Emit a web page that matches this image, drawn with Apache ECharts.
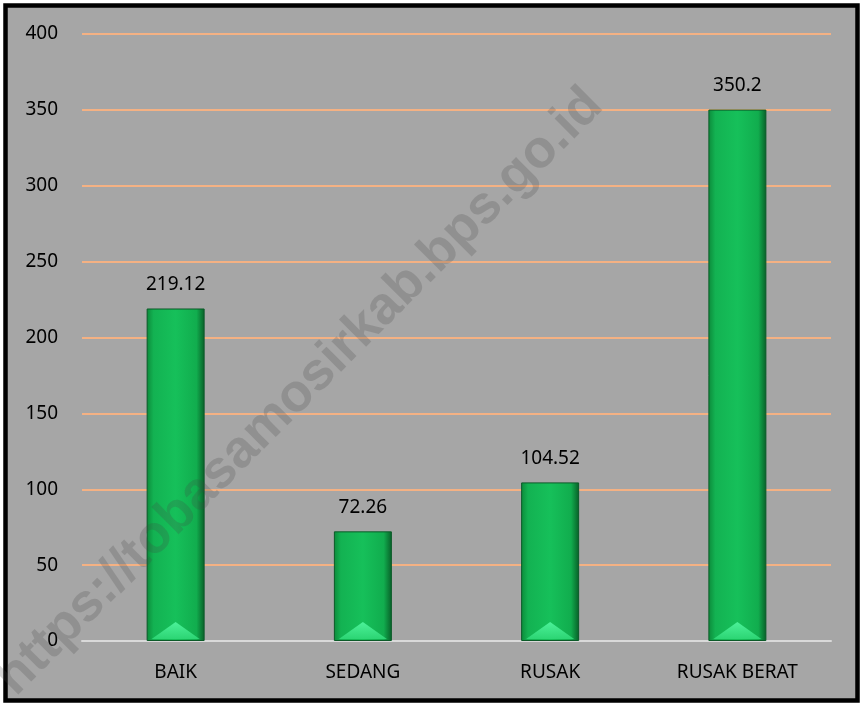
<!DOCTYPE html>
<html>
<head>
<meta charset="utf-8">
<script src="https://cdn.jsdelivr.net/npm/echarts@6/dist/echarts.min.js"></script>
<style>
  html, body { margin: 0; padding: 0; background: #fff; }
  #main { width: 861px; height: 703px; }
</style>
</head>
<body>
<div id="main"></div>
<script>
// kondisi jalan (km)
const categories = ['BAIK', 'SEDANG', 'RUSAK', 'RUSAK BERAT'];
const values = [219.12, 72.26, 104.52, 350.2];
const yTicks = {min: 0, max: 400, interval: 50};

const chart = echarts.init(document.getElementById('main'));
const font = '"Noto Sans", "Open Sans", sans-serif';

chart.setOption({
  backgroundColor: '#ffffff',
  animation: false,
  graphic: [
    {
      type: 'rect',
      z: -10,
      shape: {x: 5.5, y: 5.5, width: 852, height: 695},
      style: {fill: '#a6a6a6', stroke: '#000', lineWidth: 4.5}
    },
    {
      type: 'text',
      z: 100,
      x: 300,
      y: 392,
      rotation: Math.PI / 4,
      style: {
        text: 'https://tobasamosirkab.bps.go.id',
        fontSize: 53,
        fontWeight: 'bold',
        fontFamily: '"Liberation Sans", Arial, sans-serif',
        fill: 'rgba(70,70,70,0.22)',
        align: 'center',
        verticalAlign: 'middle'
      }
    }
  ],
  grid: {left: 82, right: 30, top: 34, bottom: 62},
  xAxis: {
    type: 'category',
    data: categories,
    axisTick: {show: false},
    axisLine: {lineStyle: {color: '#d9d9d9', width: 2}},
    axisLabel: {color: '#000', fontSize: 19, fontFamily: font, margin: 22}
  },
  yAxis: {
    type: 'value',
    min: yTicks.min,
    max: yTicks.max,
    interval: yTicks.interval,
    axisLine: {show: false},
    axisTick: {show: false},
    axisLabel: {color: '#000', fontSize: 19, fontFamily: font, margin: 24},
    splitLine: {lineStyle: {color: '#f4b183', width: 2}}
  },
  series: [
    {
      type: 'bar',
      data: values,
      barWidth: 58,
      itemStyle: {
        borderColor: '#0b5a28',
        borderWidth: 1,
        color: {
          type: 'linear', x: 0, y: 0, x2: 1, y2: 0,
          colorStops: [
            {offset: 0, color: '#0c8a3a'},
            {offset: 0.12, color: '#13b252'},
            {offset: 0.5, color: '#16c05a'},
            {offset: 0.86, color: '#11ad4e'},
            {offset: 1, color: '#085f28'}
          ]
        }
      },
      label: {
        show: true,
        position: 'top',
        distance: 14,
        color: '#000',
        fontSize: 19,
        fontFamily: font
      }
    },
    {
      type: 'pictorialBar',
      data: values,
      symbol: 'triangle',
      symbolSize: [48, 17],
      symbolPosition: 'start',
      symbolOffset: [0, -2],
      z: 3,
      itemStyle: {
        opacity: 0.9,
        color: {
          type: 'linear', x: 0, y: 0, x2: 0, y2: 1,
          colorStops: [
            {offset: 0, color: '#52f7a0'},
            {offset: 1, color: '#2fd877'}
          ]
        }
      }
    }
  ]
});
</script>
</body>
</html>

■ Work instructions
Repeat the material above verbatim. Leave the pictures behind.

■ Right answer
Emit a web page that matches this image, drawn with Apache ECharts.
<!DOCTYPE html>
<html>
<head>
<meta charset="utf-8">
<script src="https://cdn.jsdelivr.net/npm/echarts@6/dist/echarts.min.js"></script>
<style>
  html, body { margin: 0; padding: 0; background: #fff; }
  #main { width: 861px; height: 703px; }
</style>
</head>
<body>
<div id="main"></div>
<script>
// kondisi jalan (km)
const categories = ['BAIK', 'SEDANG', 'RUSAK', 'RUSAK BERAT'];
const values = [219.12, 72.26, 104.52, 350.2];
const yTicks = {min: 0, max: 400, interval: 50};

const chart = echarts.init(document.getElementById('main'));
const font = '"Noto Sans", "Open Sans", sans-serif';

chart.setOption({
  backgroundColor: '#ffffff',
  animation: false,
  graphic: [
    {
      type: 'rect',
      z: -10,
      shape: {x: 5.5, y: 5.5, width: 852, height: 695},
      style: {fill: '#a6a6a6', stroke: '#000', lineWidth: 4.5}
    },
    {
      type: 'text',
      z: 100,
      x: 300,
      y: 392,
      rotation: Math.PI / 4,
      style: {
        text: 'https://tobasamosirkab.bps.go.id',
        fontSize: 53,
        fontWeight: 'bold',
        fontFamily: '"Liberation Sans", Arial, sans-serif',
        fill: 'rgba(70,70,70,0.22)',
        align: 'center',
        verticalAlign: 'middle'
      }
    }
  ],
  grid: {left: 82, right: 30, top: 34, bottom: 62},
  xAxis: {
    type: 'category',
    data: categories,
    axisTick: {show: false},
    axisLine: {lineStyle: {color: '#d9d9d9', width: 2}},
    axisLabel: {color: '#000', fontSize: 19, fontFamily: font, margin: 22}
  },
  yAxis: {
    type: 'value',
    min: yTicks.min,
    max: yTicks.max,
    interval: yTicks.interval,
    axisLine: {show: false},
    axisTick: {show: false},
    axisLabel: {color: '#000', fontSize: 19, fontFamily: font, margin: 24},
    splitLine: {lineStyle: {color: '#f4b183', width: 2}}
  },
  series: [
    {
      type: 'bar',
      data: values,
      barWidth: 58,
      itemStyle: {
        borderColor: '#0b5a28',
        borderWidth: 1,
        color: {
          type: 'linear', x: 0, y: 0, x2: 1, y2: 0,
          colorStops: [
            {offset: 0, color: '#0c8a3a'},
            {offset: 0.12, color: '#13b252'},
            {offset: 0.5, color: '#16c05a'},
            {offset: 0.86, color: '#11ad4e'},
            {offset: 1, color: '#085f28'}
          ]
        }
      },
      label: {
        show: true,
        position: 'top',
        distance: 14,
        color: '#000',
        fontSize: 19,
        fontFamily: font
      }
    },
    {
      type: 'pictorialBar',
      data: values,
      symbol: 'triangle',
      symbolSize: [48, 17],
      symbolPosition: 'start',
      symbolOffset: [0, -2],
      z: 3,
      itemStyle: {
        opacity: 0.9,
        color: {
          type: 'linear', x: 0, y: 0, x2: 0, y2: 1,
          colorStops: [
            {offset: 0, color: '#52f7a0'},
            {offset: 1, color: '#2fd877'}
          ]
        }
      }
    }
  ]
});
</script>
</body>
</html>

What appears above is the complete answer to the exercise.